Electric vehicle (EV) start-ups have been seen as appealing investment opportunities as the transition from gasoline vehicles accelerates. Lucid Group went public in mid-2021 through a SPAC merger, but the expected growth has not materialized as anticipated. The company has struggled with vehicle development and deliveries, with market uncertainties raising concerns about the viability of the EV transition. The stock has lost more than 90% of its value from its peak, raising questions about the company’s future.
When Lucid initially went public, it managed to capture significant investor interest due to its potential in the burgeoning EV market. However, like many other early-stage EV companies, it has faced significant hurdles in scaling up production and achieving sustainable profitability. In contrast to earlier periods when investor sentiment was more optimistic, current market conditions have led to increased scrutiny and skepticism about the company’s long-term viability. This has been further exacerbated by macroeconomic factors and increased competition in the EV sector.

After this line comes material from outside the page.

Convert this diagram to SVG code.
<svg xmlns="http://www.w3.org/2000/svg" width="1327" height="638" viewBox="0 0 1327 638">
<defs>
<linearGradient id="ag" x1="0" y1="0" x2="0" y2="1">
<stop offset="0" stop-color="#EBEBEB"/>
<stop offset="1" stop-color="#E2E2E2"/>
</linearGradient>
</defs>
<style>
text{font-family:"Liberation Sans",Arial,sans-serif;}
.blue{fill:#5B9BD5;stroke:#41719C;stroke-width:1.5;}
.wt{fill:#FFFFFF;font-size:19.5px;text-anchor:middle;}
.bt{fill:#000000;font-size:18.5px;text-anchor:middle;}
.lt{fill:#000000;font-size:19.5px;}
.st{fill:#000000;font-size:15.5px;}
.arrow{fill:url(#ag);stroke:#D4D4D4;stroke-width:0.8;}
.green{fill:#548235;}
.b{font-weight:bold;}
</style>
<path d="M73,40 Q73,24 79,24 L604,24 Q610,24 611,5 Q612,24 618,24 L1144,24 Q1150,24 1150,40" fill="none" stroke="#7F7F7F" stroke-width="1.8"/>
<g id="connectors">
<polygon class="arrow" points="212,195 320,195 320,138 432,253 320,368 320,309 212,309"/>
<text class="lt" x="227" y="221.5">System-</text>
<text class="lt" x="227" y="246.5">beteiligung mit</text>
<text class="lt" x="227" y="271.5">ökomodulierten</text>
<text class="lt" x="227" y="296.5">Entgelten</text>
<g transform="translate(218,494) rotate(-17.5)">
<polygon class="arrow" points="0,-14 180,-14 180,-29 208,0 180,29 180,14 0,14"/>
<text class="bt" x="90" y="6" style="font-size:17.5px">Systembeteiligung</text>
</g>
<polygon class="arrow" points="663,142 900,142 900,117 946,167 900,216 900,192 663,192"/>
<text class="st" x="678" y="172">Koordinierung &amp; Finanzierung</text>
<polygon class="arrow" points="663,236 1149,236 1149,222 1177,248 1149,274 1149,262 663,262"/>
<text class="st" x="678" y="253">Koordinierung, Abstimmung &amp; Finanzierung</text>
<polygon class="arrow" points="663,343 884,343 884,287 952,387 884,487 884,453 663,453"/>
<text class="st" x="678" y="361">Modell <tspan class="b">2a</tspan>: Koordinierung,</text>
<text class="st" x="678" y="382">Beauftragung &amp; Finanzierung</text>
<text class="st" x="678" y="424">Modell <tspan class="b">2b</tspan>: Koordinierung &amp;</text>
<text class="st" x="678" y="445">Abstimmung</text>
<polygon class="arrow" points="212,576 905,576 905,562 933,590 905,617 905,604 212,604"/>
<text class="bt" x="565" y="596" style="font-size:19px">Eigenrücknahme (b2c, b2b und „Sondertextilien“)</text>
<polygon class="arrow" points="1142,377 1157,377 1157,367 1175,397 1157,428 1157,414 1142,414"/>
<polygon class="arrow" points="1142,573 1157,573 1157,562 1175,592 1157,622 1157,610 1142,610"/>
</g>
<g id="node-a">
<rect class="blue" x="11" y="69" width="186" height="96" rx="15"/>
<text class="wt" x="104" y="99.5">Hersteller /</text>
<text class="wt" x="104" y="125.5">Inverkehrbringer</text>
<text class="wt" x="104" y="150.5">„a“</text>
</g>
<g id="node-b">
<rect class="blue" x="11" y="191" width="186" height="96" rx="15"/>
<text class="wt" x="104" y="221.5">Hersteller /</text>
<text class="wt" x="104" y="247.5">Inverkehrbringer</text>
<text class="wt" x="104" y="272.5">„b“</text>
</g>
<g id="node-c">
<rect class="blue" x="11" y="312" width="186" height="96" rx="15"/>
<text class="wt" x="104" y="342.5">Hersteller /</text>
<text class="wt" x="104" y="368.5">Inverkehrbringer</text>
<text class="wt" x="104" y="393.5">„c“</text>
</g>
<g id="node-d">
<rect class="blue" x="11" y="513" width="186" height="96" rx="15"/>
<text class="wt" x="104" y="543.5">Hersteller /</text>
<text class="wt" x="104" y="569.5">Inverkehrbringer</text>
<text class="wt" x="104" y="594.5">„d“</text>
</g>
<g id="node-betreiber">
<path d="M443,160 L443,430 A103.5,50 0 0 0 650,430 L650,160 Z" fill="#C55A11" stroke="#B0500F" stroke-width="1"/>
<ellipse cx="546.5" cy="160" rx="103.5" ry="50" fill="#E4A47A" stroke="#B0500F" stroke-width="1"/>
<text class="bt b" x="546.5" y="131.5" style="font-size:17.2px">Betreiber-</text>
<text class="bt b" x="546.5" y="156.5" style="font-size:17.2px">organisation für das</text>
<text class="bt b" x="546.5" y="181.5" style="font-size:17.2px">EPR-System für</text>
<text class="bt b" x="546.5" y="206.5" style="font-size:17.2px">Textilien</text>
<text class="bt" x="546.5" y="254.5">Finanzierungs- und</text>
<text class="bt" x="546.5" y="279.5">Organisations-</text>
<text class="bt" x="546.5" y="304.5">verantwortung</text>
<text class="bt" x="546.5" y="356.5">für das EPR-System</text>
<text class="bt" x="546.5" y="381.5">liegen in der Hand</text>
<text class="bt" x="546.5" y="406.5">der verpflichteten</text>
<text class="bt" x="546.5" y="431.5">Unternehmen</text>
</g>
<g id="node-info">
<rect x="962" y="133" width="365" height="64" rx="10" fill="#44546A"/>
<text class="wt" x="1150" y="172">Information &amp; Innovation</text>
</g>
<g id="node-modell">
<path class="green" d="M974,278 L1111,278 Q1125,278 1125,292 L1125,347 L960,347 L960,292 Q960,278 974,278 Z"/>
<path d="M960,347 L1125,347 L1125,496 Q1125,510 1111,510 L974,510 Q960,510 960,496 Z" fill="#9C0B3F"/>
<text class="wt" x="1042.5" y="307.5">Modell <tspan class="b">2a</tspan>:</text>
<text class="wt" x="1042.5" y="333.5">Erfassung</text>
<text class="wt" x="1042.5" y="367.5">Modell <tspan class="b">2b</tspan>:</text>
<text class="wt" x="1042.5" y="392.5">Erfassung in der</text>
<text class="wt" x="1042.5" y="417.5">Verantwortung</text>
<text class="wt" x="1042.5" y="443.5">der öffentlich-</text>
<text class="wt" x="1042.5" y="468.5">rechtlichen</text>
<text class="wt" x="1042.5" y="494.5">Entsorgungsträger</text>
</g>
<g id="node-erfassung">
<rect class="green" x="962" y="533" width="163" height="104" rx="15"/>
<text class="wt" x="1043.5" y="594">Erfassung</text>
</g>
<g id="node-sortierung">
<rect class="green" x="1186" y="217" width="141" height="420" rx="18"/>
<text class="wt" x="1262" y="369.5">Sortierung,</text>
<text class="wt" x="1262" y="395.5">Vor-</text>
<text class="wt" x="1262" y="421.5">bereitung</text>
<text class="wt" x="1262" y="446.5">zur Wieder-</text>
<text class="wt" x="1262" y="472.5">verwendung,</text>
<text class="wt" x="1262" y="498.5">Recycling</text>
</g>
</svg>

Lucid continues to grapple with the challenge of ramping up vehicle production to become profitable before its cash reserves are depleted. The company has $3.9 billion in cash, with an additional $1.5 billion from Saudi Arabia’s Public Investment Fund (PIF), securing its operations for approximately 18 months. However, long-term success depends on stopping the cash burn, despite recent positive investor sentiment.

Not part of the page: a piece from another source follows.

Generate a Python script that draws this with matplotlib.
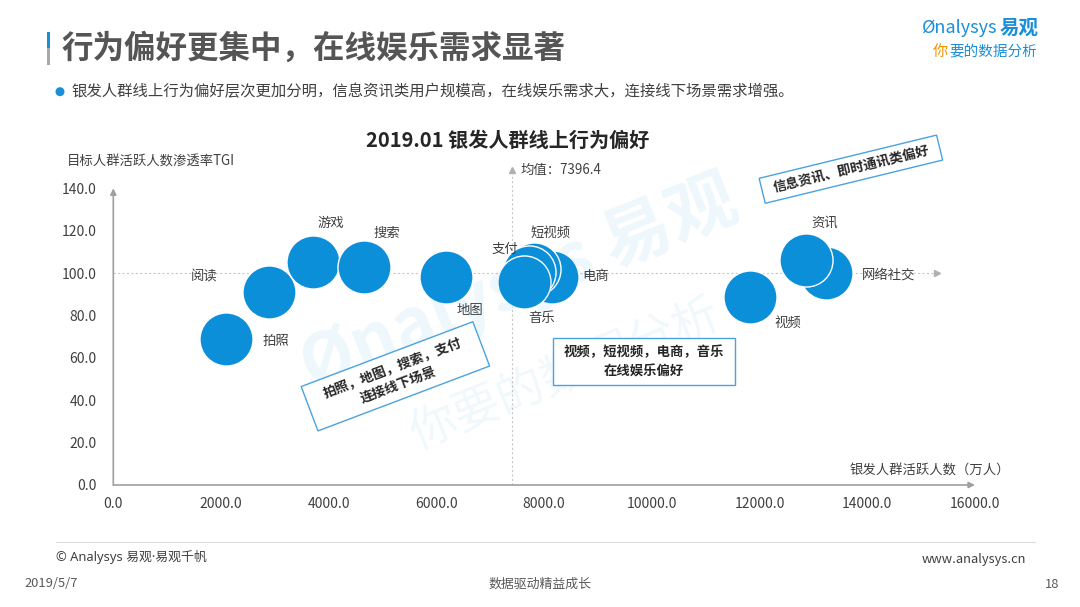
"""
银发人群线上行为偏好 气泡图 (2019.01)
复刻易观分析报告第18页。
"""

import matplotlib
matplotlib.use("Agg")
import matplotlib.pyplot as plt
from matplotlib.patches import Rectangle, Circle
from matplotlib.transforms import IdentityTransform

plt.rcParams["font.family"] = ["Noto Sans CJK SC", "DejaVu Sans"]

# ---- 数据 ----
categories = ["拍照", "阅读", "游戏", "搜索", "地图", "电商", "短视频", "支付",
              "音乐", "视频", "网络社交", "资讯"]
active_users = [2090, 2900, 3710, 4650, 6185, 8150, 7820, 7725,
                7635, 11820, 13225, 12870]        # 万人
tgi = [68.7, 91.1, 105.3, 102.9, 98.2, 98.1, 101.8, 100.4,
       95.7, 88.6, 99.8, 106.1]
mean_users = 7396.4
tgi_base = 100.0

x_ticks = list(range(0, 16001, 2000))
y_ticks = list(range(0, 141, 20))

# 标签相对气泡中心的偏移 (像素, y 向上)
label_offsets = {
    "拍照": (50, -2), "阅读": (-65, 15), "游戏": (18, 39), "搜索": (23, 34),
    "地图": (24, -33), "电商": (43, 1), "短视频": (16, 36), "支付": (-24, 23),
    "音乐": (17, -36), "视频": (38, -26), "网络社交": (63, -1), "资讯": (18, 37),
}

W, H = 1080, 607
BLUE = "#0b8fd9"
GRAY_TXT = "#404040"


def fx(x):
    return x / W


def fy(y):
    return 1 - y / H


fig = plt.figure(figsize=(W / 100, H / 100), dpi=100)
fig.patch.set_facecolor("white")

# ---- 水印 ----
fig.text(fx(520), fy(285), "Ønalysys 易观", fontsize=50, fontweight="bold",
         color=BLUE, alpha=0.07, rotation=22, ha="center", va="center",
         rotation_mode="anchor", zorder=0)
fig.text(fx(565), fy(375), "你要的数据分析", fontsize=34, color=BLUE,
         alpha=0.06, rotation=22, ha="center", va="center",
         rotation_mode="anchor", zorder=0)

# ---- 坐标区 ----
x0, x1, y0, y1 = 113.3, 975, 485, 188.3
ax = fig.add_axes([fx(x0), fy(y0), (x1 - x0) / W, (y0 - y1) / H])
ax.set_facecolor("none")
ax.set_xlim(0, 16000)
ax.set_ylim(0, 140)
for s in ax.spines.values():
    s.set_visible(False)

ax.set_xticks(x_ticks)
ax.set_xticklabels([f"{v:.1f}" for v in x_ticks])
ax.set_yticks(y_ticks)
ax.set_yticklabels([f"{v:.1f}" for v in y_ticks])
ax.tick_params(axis="both", length=0, labelsize=10, labelcolor=GRAY_TXT)
ax.tick_params(axis="x", pad=9)
ax.tick_params(axis="y", pad=12)

# 坐标轴箭头
arrow = dict(arrowstyle="-|>", color="#a0a0a0", lw=1.2, mutation_scale=9,
             shrinkA=0, shrinkB=0)
ax.annotate("", xy=(16000, 0), xytext=(0, 0), arrowprops=arrow,
            annotation_clip=False)
ax.annotate("", xy=(0, 140), xytext=(0, 0), arrowprops=arrow,
            annotation_clip=False)

# 参考线：TGI=100 与 均值
ref_c = "#c8c8c8"
ax.plot([0, 15300], [tgi_base, tgi_base], ls=(0, (2, 2)), lw=0.8,
        color=ref_c, clip_on=False, zorder=1)
ax.plot([15300], [tgi_base], marker=">", ms=5, color="#b0b0b0",
        clip_on=False, zorder=1)
ax.plot([mean_users, mean_users], [0, 148.6], ls=(0, (2, 2)), lw=0.8,
        color=ref_c, clip_on=False, zorder=1)
ax.plot([mean_users], [148.6], marker="^", ms=5, color="#b0b0b0",
        clip_on=False, zorder=1)
ax.annotate(f"均值：{mean_users}", xy=(mean_users, 148.6), xytext=(9, 0),
            textcoords="offset pixels", ha="left", va="center",
            fontsize=9.6, color=GRAY_TXT, annotation_clip=False)

# 气泡
ax.scatter(active_users, tgi, s=1460, color=BLUE, edgecolors="white",
           linewidths=1.0, zorder=3, clip_on=False)
for name, xv, yv in zip(categories, active_users, tgi):
    dx, dy = label_offsets[name]
    ax.annotate(name, xy=(xv, yv), xytext=(dx, dy), textcoords="offset pixels",
                ha="center", va="center", fontsize=9.6, color=GRAY_TXT,
                zorder=4, annotation_clip=False)

# ---- 标注框 ----
notes = [
    ((395.4, 376.3), 183.5, 47.4, 20.7, "拍照，地图，搜索，支付\n连接线下场景"),
    ((643.9, 361.7), 182.3, 46.7, 0.0, "视频，短视频，电商，音乐\n在线娱乐偏好"),
    ((850.9, 169.2), 182.6, 25.7, 13.7, "信息资讯、即时通讯类偏好"),
]
for (cx, cy), bw, bh, ang, txt in notes:
    dcx, dcy = cx, H - cy
    fig.add_artist(Rectangle((dcx - bw / 2, dcy - bh / 2), bw, bh, angle=ang,
                             rotation_point="center", transform=IdentityTransform(),
                             facecolor="white", edgecolor="#4aa3df", lw=1.0,
                             zorder=5))
    fig.text(fx(cx), fy(cy), txt, fontsize=9.6, fontweight="bold",
             color="#262626", ha="center", va="center", multialignment="center",
             rotation=ang, rotation_mode="anchor", linespacing=1.45, zorder=6)

# ---- 轴标题与图表标题 ----
fig.text(fx(507.5), fy(140), "2019.01 银发人群线上行为偏好", fontsize=14.5,
         fontweight="bold", color="#262626", ha="center", va="center")
fig.text(fx(66.7), fy(161.7), "目标人群活跃人数渗透率TGI", fontsize=9.6,
         color=GRAY_TXT, ha="left", va="center")
fig.text(fx(1010), fy(471), "银发人群活跃人数（万人）", fontsize=9.6,
         color=GRAY_TXT, ha="right", va="center")

# ---- 页眉 ----
fig.add_artist(Rectangle((47.3, H - 48.3), 3, 16.6, transform=IdentityTransform(),
                         facecolor="#1a8fd8", lw=0))
fig.add_artist(Rectangle((47.3, H - 65), 3, 16.7, transform=IdentityTransform(),
                         facecolor="#a8a8a8", lw=0))
fig.text(fx(61.7), fy(48.5), "行为偏好更集中，在线娱乐需求显著", fontsize=22.7,
         fontweight="bold", color="#555555", ha="left", va="center")
fig.add_artist(Circle((60, H - 91.7), 4.5, transform=IdentityTransform(),
                      facecolor="#1a8fd8", lw=0))
fig.text(fx(71.7), fy(91.7),
         "银发人群线上行为偏好层次更加分明，信息资讯类用户规模高，在线娱乐需求大，连接线下场景需求增强。",
         fontsize=11.1, color=GRAY_TXT, ha="left", va="center")

# logo
fig.text(fx(997), fy(28), "Ønalysys", fontsize=13, style="italic",
         color="#1a8fd8", ha="right", va="center")
fig.text(fx(1000), fy(28), "易观", fontsize=14, fontweight="bold",
         color="#1a8fd8", ha="left", va="center")
fig.text(fx(933), fy(51), "你", fontsize=11, style="italic",
         color="#f29400", ha="left", va="center")
fig.text(fx(949), fy(51), "要的数据分析", fontsize=10.5, style="italic",
         color="#1a8fd8", ha="left", va="center")

# ---- 页脚 ----
fig.add_artist(plt.Line2D([fx(56), fx(1035)], [fy(542.3), fy(542.3)],
                          transform=fig.transFigure, color="#dcdcdc", lw=0.8))
fig.text(fx(56), fy(556.7), "© Analysys 易观·易观千帆", fontsize=9.3,
         family=["Noto Sans", "Noto Sans CJK SC"],
         color="#404040", ha="left", va="center")
fig.text(fx(1026), fy(559.3), "www.analysys.cn", fontsize=9.3,
         color="#404040", ha="right", va="center")
fig.text(fx(24), fy(583.3), "2019/5/7", fontsize=9.3, color="#595959",
         ha="left", va="center")
fig.text(fx(540), fy(584), "数据驱动精益成长", fontsize=9.3, color="#595959",
         ha="center", va="center")
fig.text(fx(1059.3), fy(584.3), "18", fontsize=9.3, color="#595959",
         ha="right", va="center")

fig.savefig("out.png", dpi=100, facecolor="white")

Production and Financial Hurdles
The ongoing cash burn is a significant concern for Lucid’s long-term stock value. While the company can raise funds through debt or diluting shares, these options negatively impact shareholders. If Saudi Arabia’s PIF, which has invested $7 billion in Lucid, decides to stop funding, Lucid’s survival could be at risk. Thus, investor gains might be limited even if the company eventually thrives.
Lucid is among the EV stocks that carry significant risk, with ongoing dilution and the potential loss of Saudi Arabia’s support being major worries. While the company claims superior technology and appealing vehicle designs, it lags behind industry leaders like Tesla (NASDAQ:TSLA) in terms of production. Even if Lucid survives, achieving the long-term growth needed for substantial returns remains uncertain, making it a risky investment.
Lucid CEO’s Optimism
Lucid CEO Peter Rawlinson has pushed for innovation with diverse features in their car launches. The Lucid Gravity SUV, currently in the verification phase, follows the Air Sedan, known for its impressive range of over 500 miles on a single charge. Despite its high initial price, the more affordable Air Pure, with 420 miles of range, could attract cost-conscious consumers.
Lucid delivered 2,394 vehicles in Q2, marking a 70% increase from the previous year. The company aims for 9,000 deliveries by year-end, with revenue rising 33% year-over-year to $200.5 million. However, operational losses of $1.5 billion for the first half of the year remain a concern. Although net cash used in operations has decreased from $1.5 billion to $1 billion, the road to profitability is still challenging.
Lucid’s ability to market its vehicles appropriately and gain traction from word-of-mouth reviews may determine its success. Much like Tesla and Rivian, which benefited from strong grassroots support, Lucid’s future depends on positive consumer trends and secular growth trends in the EV market. While there are reasons for optimism, investor perceptions of the company beyond its products will be crucial.
Historically, the EV market has seen many promising start-ups fail, such as Fisker. Lucid’s significant cash reserves and Saudi backing provide some security, but production issues and potential withdrawal of funding pose risks. The likelihood of bankruptcy is difficult to predict, but the company’s premium products and economic indicators suggest a cautious approach for investors.